Sunday was my second time at the Big Day Out with a photo pass.  My day of photographing 21 bands looked like this (it would have been 22 but thanks to Kanye West being 45 minutes late, I missed Noel Gallagher’s High Flying Birds).


View 1/22/12 11:06 AM in a larger map

Total distance: 14.73km
Total time: 10:30:27
Moving time: 6:40:15
Max speed: 12.07km/hr
Average speed: 1.40km/hr
Average moving speed: 2.21km/hr
Min elevation: 27m
Max elevation: 96m
Elevation gain: 312m
Min grade: -12.5%
Max grade: 13.6%

I don’t know if I quiet believe the GPS stats I collected via my Android phone.  Whilst there are a few higher parts of Parklands, somehow I managed to find a 69m difference between the highest and lowest points and some of the tracks look a little off from what I think they should be.  I forgot to start the tracker when I got off the bus and didn’t set it going until after I had picked up my photographer’s vest (the starting marker is the very left side of the main stages, the end marker is the bus stop for the trip back to Helensvale train station).  The extra metres from the bus stop to the stage at the start of the day would have put the total distance for the day over the 15km mark, which I could well believe though.
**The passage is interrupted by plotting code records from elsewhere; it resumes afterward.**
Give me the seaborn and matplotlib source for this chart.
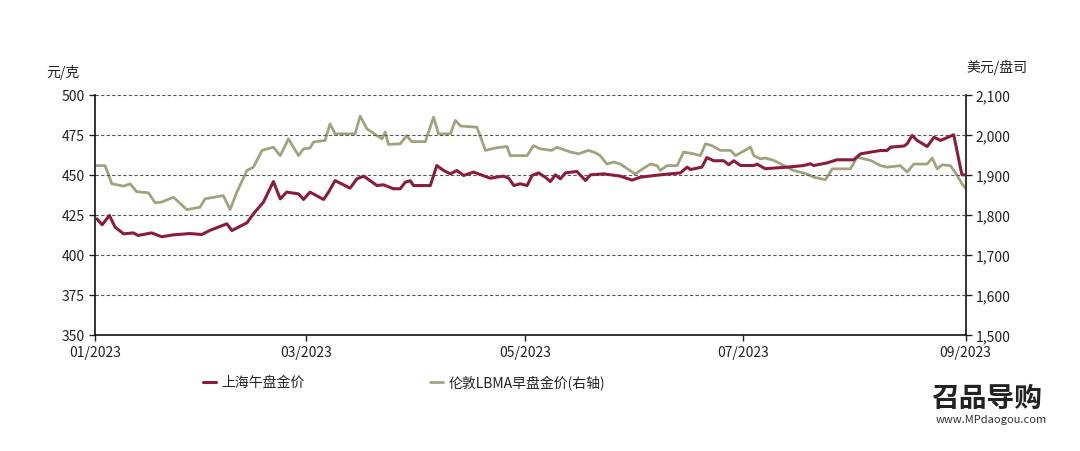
import numpy as np
import pandas as pd
import matplotlib
matplotlib.use("Agg")
import matplotlib.pyplot as plt
import seaborn as sns

sns.set_theme(style="white")
plt.rcParams['font.family'] = ['Noto Sans CJK SC', 'DejaVu Sans']

# day offsets from 2023-01-01
sh_days = [0.5, 2, 4, 5.6, 8, 10.7, 12, 15.8, 18.6, 21.9, 26.5, 29.8, 32, 36.8, 38.2, 42.4, 44.2, 47, 49.8, 51.7,
           53.5, 56.8, 58.2, 60, 63.8, 65.2, 67, 71.2, 73.1, 75, 78.7, 80.5, 83.3, 85.2, 86.6, 88, 88.9, 93.6, 95.4,
           97.3, 99.2, 101, 102.9, 105.7, 110.3, 114, 115.5, 116.9,
           118.7, 120.6, 122, 123.8, 125.7, 127.1, 128.5, 129.9, 131.3, 134.5, 136.9, 138.3, 142, 146.6, 149.9,
           152.2, 157.8, 163.4, 165.3, 166.2, 169.4, 170.8, 172.7, 175.5, 176.9, 178.3, 180.2, 183.9, 184.8, 187.1,
           189.5, 193.2, 197.8, 199.7, 200.6, 204.4, 207.1, 211.8, 213.7, 216.5, 219.3, 221.1, 222.1, 225.8, 226.7,
           228.1, 229.5, 232.3, 234.2, 236, 239.7, 242, 244.4]
sh_vals = [422.5, 418.8, 424.6, 417.3, 413.1, 413.7, 412.1, 413.7, 411.3, 412.5, 413.3, 412.7, 415.2, 419.4, 415.2,
           420, 425.6, 432.9, 445.8, 435, 439.2, 438.1, 434.6, 439.2, 434.6, 439.2, 446.4, 441.7, 447.5, 449.2, 443.3,
           443.8, 441.3, 441.3, 445.4, 446.3, 443.3, 443.3, 455.8, 452.7, 450.6, 452.7, 449.6, 451.7, 447.9, 449.2,
           447.9, 443.3,
           444.4, 443.3, 449.6, 451.2, 448.5, 445.8, 450, 447.5, 451.2, 452.1, 446.5, 450, 450.6, 449.2, 446.7,
           448.5, 450, 451.2, 454.8, 453.3, 454.8, 460.8, 458.8, 458.8, 456.3, 458.8, 455.8, 455.8, 456.7, 453.8,
           454.2, 454.8, 455.8, 456.9, 455.8, 457.5, 459.4, 459.4, 463.1, 464.2, 465.2, 465.2, 467.3, 468, 469.4,
           474.6, 471.5, 467.7, 473.5, 471.5, 475, 450, 450]

lb_days = [0.5, 2.8, 4.7, 8, 9.8, 11.6, 14.9, 16.8, 18.6, 21.9, 25.6, 29.3, 30.7, 35.8, 37.7, 39.6, 42.4, 44.2, 46.6,
           49.8, 51.7, 54, 56.8, 58.2, 60, 61, 64.2, 65.6, 67, 72.6, 74, 75.9, 78.7, 80.1, 81, 81.9, 85.2, 87, 88.4,
           92.2, 94.5, 95.9, 99.2, 100.6, 102, 106.6, 109, 111.7, 115, 115.9,
           118.7, 120.6, 122.4, 124.3, 127.5, 128.9, 132.7, 135, 136.4, 137.8, 139.7, 141, 142.9, 144.8, 146.6,
           150.8, 152.2, 155, 156.9, 157.8, 159.7, 162.5, 164.3, 167.1, 169, 170.4, 172.2, 174.6, 177.4, 178.8,
           183, 183.9, 185.7, 187.1, 189.5, 192.3, 195, 198.8, 200.6, 203.9, 205.8, 210.9, 212.7, 216.5, 219.3,
           221.1, 224.8, 226.7, 228.6, 232.3, 233.7, 235.1, 236.5, 238.8, 240.7, 242, 244.4]
lb_vals = [1923, 1923, 1877.5, 1871.7, 1877.5, 1858, 1855, 1830, 1832, 1844, 1813, 1819, 1840, 1848, 1813, 1857,
           1911, 1919, 1961, 1969, 1948, 1990, 1948, 1965, 1967, 1982, 1986, 2027.5, 2002.5, 2002.5, 2047, 2015,
           1998, 1990, 2007, 1976, 1977.5, 1998, 1983, 1983, 2044, 2002.5, 2002.5, 2036, 2022, 2019, 1961, 1967,
           1971, 1948,
           1948, 1948, 1973, 1965, 1961, 1969, 1957, 1952.5, 1957, 1961, 1955, 1948, 1927, 1932, 1927, 1902, 1911,
           1927, 1923, 1911, 1923, 1923, 1957, 1952.5, 1948, 1977.5, 1973, 1961, 1961, 1948, 1969, 1948, 1940,
           1942, 1936, 1923, 1911, 1902, 1894, 1888, 1915, 1915, 1944, 1936, 1923, 1919, 1923, 1907, 1927, 1927,
           1942, 1915, 1925, 1923, 1898, 1877.5, 1852]

tick_days = [0, 59, 120, 181, 243]
tick_labels = ["01/2023", "03/2023", "05/2023", "07/2023", "09/2023"]

red = "#8a1c3c"
green = "#a3a27e"

fig = plt.figure(figsize=(10.8, 4.52), dpi=100)
ax = fig.add_axes([0.088, 0.257, 0.806, 0.531])
ax2 = ax.twinx()

sns.lineplot(x=sh_days, y=sh_vals, ax=ax, color=red, lw=2.2, zorder=3)
sns.lineplot(x=lb_days, y=lb_vals, ax=ax2, color=green, lw=2.0, zorder=2)
ax.set_zorder(ax2.get_zorder() + 1)
ax.patch.set_visible(False)

ax.set_xlim(0, 243)
ax.set_ylim(350, 500)
ax2.set_ylim(1500, 2100)
ax.set_yticks(range(350, 501, 25))
ax2.set_yticks(range(1500, 2101, 100))
ax2.set_yticklabels([f"{v:,}" for v in range(1500, 2101, 100)])
ax.set_xticks(tick_days)
ax.set_xticklabels(tick_labels)
for y in range(375, 501, 25):
    ax.axhline(y, color="#555555", lw=0.8, ls=(0, (3, 2)), zorder=1)

for a in (ax, ax2):
    a.tick_params(axis="both", labelsize=10, colors="#222222", length=4, width=1, direction="out")
    for s in a.spines.values():
        s.set_visible(False)
ax.spines["left"].set_visible(True)
ax.spines["bottom"].set_visible(True)
ax2.spines["right"].set_visible(True)
for s in (ax.spines["left"], ax.spines["bottom"], ax2.spines["right"]):
    s.set_color("#111111"); s.set_linewidth(1.2)
ax.tick_params(axis="y", left=True)
ax2.tick_params(axis="y", right=True)
ax.tick_params(axis="x", bottom=True)
ax.set_xlabel(""); ax.set_ylabel(""); ax2.set_ylabel("")

fig.text(0.043, 0.83, "元/克", fontsize=10, color="#222222")
fig.text(0.895, 0.84, "美元/盘司", fontsize=10, color="#222222")

fig.add_artist(plt.Line2D([0.188, 0.2], [0.152, 0.152], color=red, lw=2.2))
fig.text(0.205, 0.152, "上海午盘金价", fontsize=10, va="center", color="#222222")
fig.add_artist(plt.Line2D([0.398, 0.41], [0.152, 0.152], color=green, lw=2.0))
fig.text(0.415, 0.152, "伦敦LBMA早盘金价(右轴)", fontsize=10, va="center", color="#222222")

fig.text(0.862, 0.1, "召品导购", fontsize=20, fontweight="bold", color="#222222")
fig.text(0.866, 0.065, "www.MPdaogou.com", fontsize=8, color="#333333")

fig.savefig("out.png", dpi=100)
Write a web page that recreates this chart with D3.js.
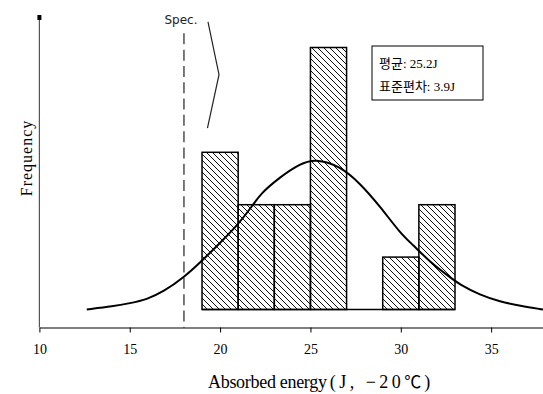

In due course I’ll probably write a post about the day (although I didn’t take any notes or tweet anything that happened and it’s already becoming a bit of a blur).  In the meantime there’s a gallery of my photos over on The Vine to go with Andrew McMillen’s review.

Highlights? Battles and the craziness of the two songs we got to photograph OFWGKTA. Cage The Elephant were fun, as were what I saw of Royksopp.

Lowlights? Kanye being 45 minutes late, all the dreary triple j Oz rock bands towards the start of the day, and the embarrassment of having some of the international acts play the tiny Hot Produce stage to tiny audiences.  The numbers were definitely down on previous years I’ve been to Big Day Out and the tent stages all looked liked they’d been downsized for the smaller crowd.  I’m not a religious man, but that the heavens decided to open within seconds of the dull Kasabian starting their main stage set was enough to think it was a sign of divine retribution.

Although there’s been the usual increasing complaints, if you can find four or five bands that you want to see, as with any other day festival, it’s worth going.  Interesting to see what the fallout is and what happens next year.